What is required: Make an exact copy of the data below, leaving out every picture.

Data:

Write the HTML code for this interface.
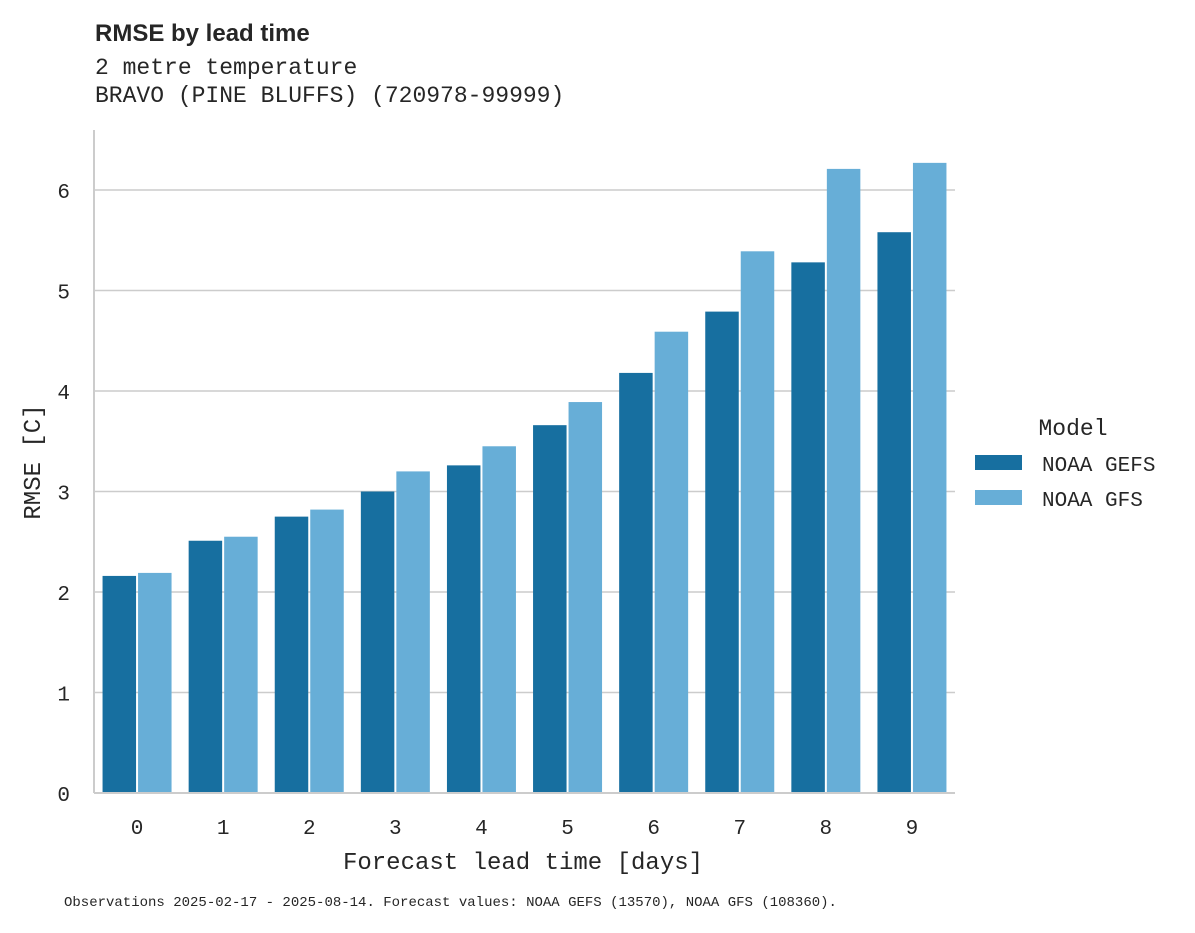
<!DOCTYPE html>
<html><head><meta charset="utf-8"><style>
body{margin:0;background:#fff;}
svg text{font-family:"Liberation Mono",monospace;fill:#262626;}
</style></head><body>
<svg id="chart" width="1195" height="928" xmlns="http://www.w3.org/2000/svg">
<text x="95" y="41" style="font-family:'Liberation Sans',sans-serif;font-weight:bold;font-size:24px">RMSE by lead time</text>
<text x="95" y="74" font-size="23">2 metre temperature</text>
<text x="95" y="102" font-size="23">BRAVO (PINE BLUFFS) (720978-99999)</text>
<g id="grid"></g><g id="bars"></g><g id="axes"></g>
<text x="523" y="869" font-size="24" text-anchor="middle">Forecast lead time [days]</text>
<text transform="translate(40,462) rotate(-90)" font-size="24" text-anchor="middle">RMSE [C]</text>
<g>
<text x="1073" y="435" font-size="23" text-anchor="middle">Model</text>
<rect x="975" y="455" width="47" height="15" fill="#176fa0"/>
<text x="1042" y="471" font-size="21">NOAA GEFS</text>
<rect x="975" y="490" width="47" height="15" fill="#67aed7"/>
<text x="1042" y="506" font-size="21">NOAA GFS</text>
</g>
<text x="64" y="906" font-size="14">Observations 2025-02-17 - 2025-08-14. Forecast values: NOAA GEFS (13570), NOAA GFS (108360).</text>
</svg>
<script>
const categories=["0","1","2","3","4","5","6","7","8","9"];
const gefs=[2.16,2.51,2.75,3.00,3.26,3.66,4.18,4.79,5.28,5.58];
const gfs=[2.19,2.55,2.82,3.20,3.45,3.89,4.59,5.39,6.21,6.27];
const yTicks=[0,1,2,3,4,5,6];
const NS="http://www.w3.org/2000/svg";
const x0=94,x1=955,y0=793,pxPerUnit=100.5;
const band=(x1-x0)/categories.length;
function xScale(i){return x0+band*i;}
function yScale(v){return y0-v*pxPerUnit;}
function mk(tag,attrs,parent){const e=document.createElementNS(NS,tag);for(const k in attrs)e.setAttribute(k,attrs[k]);document.getElementById(parent).appendChild(e);return e;}
yTicks.forEach(t=>{
  const l=mk('line',{x1:x0,x2:x1,y1:yScale(t),y2:yScale(t),stroke:'#cccccc','stroke-width':1.6},'grid');
  
  
  const tx=mk('text',{x:70,y:yScale(t)+8,'font-size':21,'text-anchor':'end'},'axes');
  tx.textContent=t;
  
  
});
categories.forEach((c,i)=>{
  const cx=xScale(i)+band/2;
  const bw=33.5;
  const r1=mk('rect',{x:cx-bw-1,y:yScale(gefs[i]),width:bw,height:yScale(0)-yScale(gefs[i]),fill:'#176fa0'},'bars');
  
  
  const r2=mk('rect',{x:cx+1,y:yScale(gfs[i]),width:bw,height:yScale(0)-yScale(gfs[i]),fill:'#67aed7'},'bars');
  
  
  const tx=mk('text',{x:cx,y:834,'font-size':21,'text-anchor':'middle'},'axes');
  tx.textContent=c;
  
  
});
const ya=mk('line',{x1:x0,x2:x0,y1:130,y2:y0,stroke:'#cccccc','stroke-width':2},'axes');


const xa=mk('line',{x1:x0,x2:x1,y1:y0,y2:y0,stroke:'#cccccc','stroke-width':2},'axes');


</script>
</body></html>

Solved problem:
Write the HTML code for this interface.
<!DOCTYPE html>
<html><head><meta charset="utf-8"><style>
body{margin:0;background:#fff;}
svg text{font-family:"Liberation Mono",monospace;fill:#262626;}
</style></head><body>
<svg id="chart" width="1195" height="928" xmlns="http://www.w3.org/2000/svg">
<text x="95" y="41" style="font-family:'Liberation Sans',sans-serif;font-weight:bold;font-size:24px">RMSE by lead time</text>
<text x="95" y="74" font-size="23">2 metre temperature</text>
<text x="95" y="102" font-size="23">BRAVO (PINE BLUFFS) (720978-99999)</text>
<g id="grid"></g><g id="bars"></g><g id="axes"></g>
<text x="523" y="869" font-size="24" text-anchor="middle">Forecast lead time [days]</text>
<text transform="translate(40,462) rotate(-90)" font-size="24" text-anchor="middle">RMSE [C]</text>
<g>
<text x="1073" y="435" font-size="23" text-anchor="middle">Model</text>
<rect x="975" y="455" width="47" height="15" fill="#176fa0"/>
<text x="1042" y="471" font-size="21">NOAA GEFS</text>
<rect x="975" y="490" width="47" height="15" fill="#67aed7"/>
<text x="1042" y="506" font-size="21">NOAA GFS</text>
</g>
<text x="64" y="906" font-size="14">Observations 2025-02-17 - 2025-08-14. Forecast values: NOAA GEFS (13570), NOAA GFS (108360).</text>
</svg>
<script>
const categories=["0","1","2","3","4","5","6","7","8","9"];
const gefs=[2.16,2.51,2.75,3.00,3.26,3.66,4.18,4.79,5.28,5.58];
const gfs=[2.19,2.55,2.82,3.20,3.45,3.89,4.59,5.39,6.21,6.27];
const yTicks=[0,1,2,3,4,5,6];
const NS="http://www.w3.org/2000/svg";
const x0=94,x1=955,y0=793,pxPerUnit=100.5;
const band=(x1-x0)/categories.length;
function xScale(i){return x0+band*i;}
function yScale(v){return y0-v*pxPerUnit;}
function mk(tag,attrs,parent){const e=document.createElementNS(NS,tag);for(const k in attrs)e.setAttribute(k,attrs[k]);document.getElementById(parent).appendChild(e);return e;}
yTicks.forEach(t=>{
  const l=mk('line',{x1:x0,x2:x1,y1:yScale(t),y2:yScale(t),stroke:'#cccccc','stroke-width':1.6},'grid');
  
  
  const tx=mk('text',{x:70,y:yScale(t)+8,'font-size':21,'text-anchor':'end'},'axes');
  tx.textContent=t;
  
  
});
categories.forEach((c,i)=>{
  const cx=xScale(i)+band/2;
  const bw=33.5;
  const r1=mk('rect',{x:cx-bw-1,y:yScale(gefs[i]),width:bw,height:yScale(0)-yScale(gefs[i]),fill:'#176fa0'},'bars');
  
  
  const r2=mk('rect',{x:cx+1,y:yScale(gfs[i]),width:bw,height:yScale(0)-yScale(gfs[i]),fill:'#67aed7'},'bars');
  
  
  const tx=mk('text',{x:cx,y:834,'font-size':21,'text-anchor':'middle'},'axes');
  tx.textContent=c;
  
  
});
const ya=mk('line',{x1:x0,x2:x0,y1:130,y2:y0,stroke:'#cccccc','stroke-width':2},'axes');


const xa=mk('line',{x1:x0,x2:x1,y1:y0,y2:y0,stroke:'#cccccc','stroke-width':2},'axes');


</script>
</body></html>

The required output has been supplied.